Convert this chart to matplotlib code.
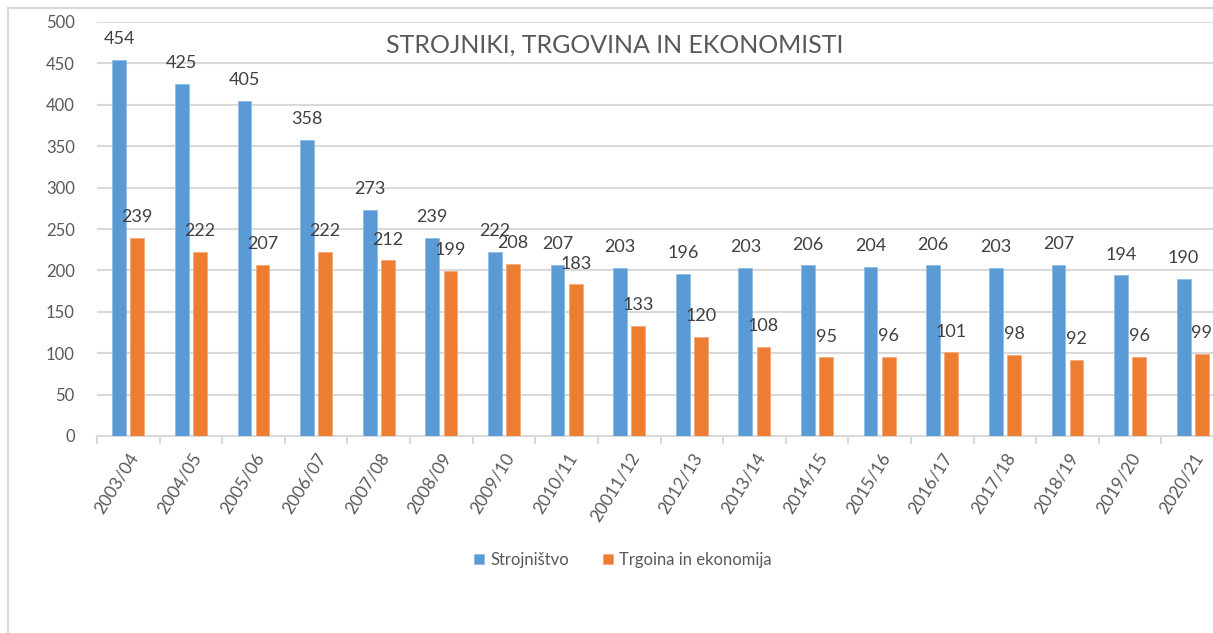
import numpy as np
import matplotlib.pyplot as plt
from matplotlib.patches import Rectangle

plt.rcParams['font.family'] = ['Lato', 'DejaVu Sans']

years = ["2003/04", "2004/05", "2005/06", "2006/07", "2007/08", "2008/09",
         "2009/10", "2010/11", "20011/12", "2012/13", "2013/14", "2014/15",
         "2015/16", "2016/17", "2017/18", "2018/19", "2019/20", "2020/21"]
strojnistvo = [454, 425, 405, 358, 273, 239, 222, 207, 203, 196, 203, 206,
               204, 206, 203, 207, 194, 190]
trgovina = [239, 222, 207, 222, 212, 199, 208, 183, 133, 120, 108, 95,
            96, 101, 98, 92, 96, 99]

blue = "#5B9BD5"
orange = "#ED7D31"
grid = "#D9D9D9"
txt = "#595959"
lbl = "#404040"

fig = plt.figure(figsize=(12.13, 6.33), dpi=100)
fig.patch.set_facecolor("white")

# chart frame (cut off at right/bottom like the screenshot)
fig.patches.append(Rectangle((8 / 1213, -0.1), 1.2, (633 - 8) / 633 + 0.1,
                             transform=fig.transFigure, fill=False,
                             edgecolor=grid, linewidth=1.5))

ax = fig.add_axes([97 / 1213, 197 / 633, 1127 / 1213, 414 / 633])
x = np.arange(len(years))
w = 0.22
off = 0.145

b1 = ax.bar(x - off, strojnistvo, w, color=blue, edgecolor="#8FBCE6",
            linewidth=0.6, label="Strojništvo", zorder=3)
b2 = ax.bar(x + off, trgovina, w, color=orange, edgecolor="#F4A97A",
            linewidth=0.6, label="Trgoina in ekonomija", zorder=3)

for bars, vals in ((b1, strojnistvo), (b2, trgovina)):
    for b, v in zip(bars, vals):
        ax.annotate(str(v), (b.get_x() + b.get_width() / 2, v),
                    xytext=(0, 15), textcoords="offset points",
                    ha="center", va="center", fontsize=13, color=lbl,
                    zorder=5)

ax.set_xlim(-0.5, len(years) - 0.5)
ax.set_ylim(0, 500)
ax.set_yticks(range(0, 501, 50))
ax.yaxis.grid(True, color=grid, linewidth=1.5, zorder=0)
ax.set_axisbelow(True)
for s in ["top", "right", "left"]:
    ax.spines[s].set_visible(False)
ax.spines["bottom"].set_color(grid)
ax.spines["bottom"].set_linewidth(1.5)
ax.tick_params(axis="y", length=0, labelsize=12, labelcolor=txt, pad=16)

ax.set_xticks(np.arange(-0.5, len(years), 1.0))
ax.set_xticklabels([])
ax.tick_params(axis="x", which="major", length=6, width=1.5, color=grid)
ax.set_xticks(x, minor=True)
ax.set_xticklabels(years, minor=True, rotation=58, ha="right", va="top",
                   rotation_mode="anchor", fontsize=12.5, color=txt)
ax.tick_params(axis="x", which="minor", length=0, pad=10)

ax.set_facecolor("white")

fig.text(615 / 1213, 1 - 45 / 633, "STROJNIKI, TRGOVINA IN EKONOMISTI",
         ha="center", va="center", fontsize=18, color=txt,
         bbox=dict(facecolor="white", edgecolor="none", pad=2), zorder=10)

fig.legend(handles=[b1, b2], loc="center", bbox_to_anchor=(623 / 1213, 1 - 560 / 633),
           ncol=2, frameon=False, fontsize=12, labelcolor=txt,
           handlelength=0.6, handleheight=0.6, handletextpad=0.4,
           columnspacing=2.0)

fig.savefig("out.png", dpi=100)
★ ★ ★ ★ ★ ★ ★
What is needed ▸
Copy the data exactly. Any picture it contains is to be omitted.

Answer below ▸
Convert this chart to matplotlib code.
import numpy as np
import matplotlib.pyplot as plt
from matplotlib.patches import Rectangle

plt.rcParams['font.family'] = ['Lato', 'DejaVu Sans']

years = ["2003/04", "2004/05", "2005/06", "2006/07", "2007/08", "2008/09",
         "2009/10", "2010/11", "20011/12", "2012/13", "2013/14", "2014/15",
         "2015/16", "2016/17", "2017/18", "2018/19", "2019/20", "2020/21"]
strojnistvo = [454, 425, 405, 358, 273, 239, 222, 207, 203, 196, 203, 206,
               204, 206, 203, 207, 194, 190]
trgovina = [239, 222, 207, 222, 212, 199, 208, 183, 133, 120, 108, 95,
            96, 101, 98, 92, 96, 99]

blue = "#5B9BD5"
orange = "#ED7D31"
grid = "#D9D9D9"
txt = "#595959"
lbl = "#404040"

fig = plt.figure(figsize=(12.13, 6.33), dpi=100)
fig.patch.set_facecolor("white")

# chart frame (cut off at right/bottom like the screenshot)
fig.patches.append(Rectangle((8 / 1213, -0.1), 1.2, (633 - 8) / 633 + 0.1,
                             transform=fig.transFigure, fill=False,
                             edgecolor=grid, linewidth=1.5))

ax = fig.add_axes([97 / 1213, 197 / 633, 1127 / 1213, 414 / 633])
x = np.arange(len(years))
w = 0.22
off = 0.145

b1 = ax.bar(x - off, strojnistvo, w, color=blue, edgecolor="#8FBCE6",
            linewidth=0.6, label="Strojništvo", zorder=3)
b2 = ax.bar(x + off, trgovina, w, color=orange, edgecolor="#F4A97A",
            linewidth=0.6, label="Trgoina in ekonomija", zorder=3)

for bars, vals in ((b1, strojnistvo), (b2, trgovina)):
    for b, v in zip(bars, vals):
        ax.annotate(str(v), (b.get_x() + b.get_width() / 2, v),
                    xytext=(0, 15), textcoords="offset points",
                    ha="center", va="center", fontsize=13, color=lbl,
                    zorder=5)

ax.set_xlim(-0.5, len(years) - 0.5)
ax.set_ylim(0, 500)
ax.set_yticks(range(0, 501, 50))
ax.yaxis.grid(True, color=grid, linewidth=1.5, zorder=0)
ax.set_axisbelow(True)
for s in ["top", "right", "left"]:
    ax.spines[s].set_visible(False)
ax.spines["bottom"].set_color(grid)
ax.spines["bottom"].set_linewidth(1.5)
ax.tick_params(axis="y", length=0, labelsize=12, labelcolor=txt, pad=16)

ax.set_xticks(np.arange(-0.5, len(years), 1.0))
ax.set_xticklabels([])
ax.tick_params(axis="x", which="major", length=6, width=1.5, color=grid)
ax.set_xticks(x, minor=True)
ax.set_xticklabels(years, minor=True, rotation=58, ha="right", va="top",
                   rotation_mode="anchor", fontsize=12.5, color=txt)
ax.tick_params(axis="x", which="minor", length=0, pad=10)

ax.set_facecolor("white")

fig.text(615 / 1213, 1 - 45 / 633, "STROJNIKI, TRGOVINA IN EKONOMISTI",
         ha="center", va="center", fontsize=18, color=txt,
         bbox=dict(facecolor="white", edgecolor="none", pad=2), zorder=10)

fig.legend(handles=[b1, b2], loc="center", bbox_to_anchor=(623 / 1213, 1 - 560 / 633),
           ncol=2, frameon=False, fontsize=12, labelcolor=txt,
           handlelength=0.6, handleheight=0.6, handletextpad=0.4,
           columnspacing=2.0)

fig.savefig("out.png", dpi=100)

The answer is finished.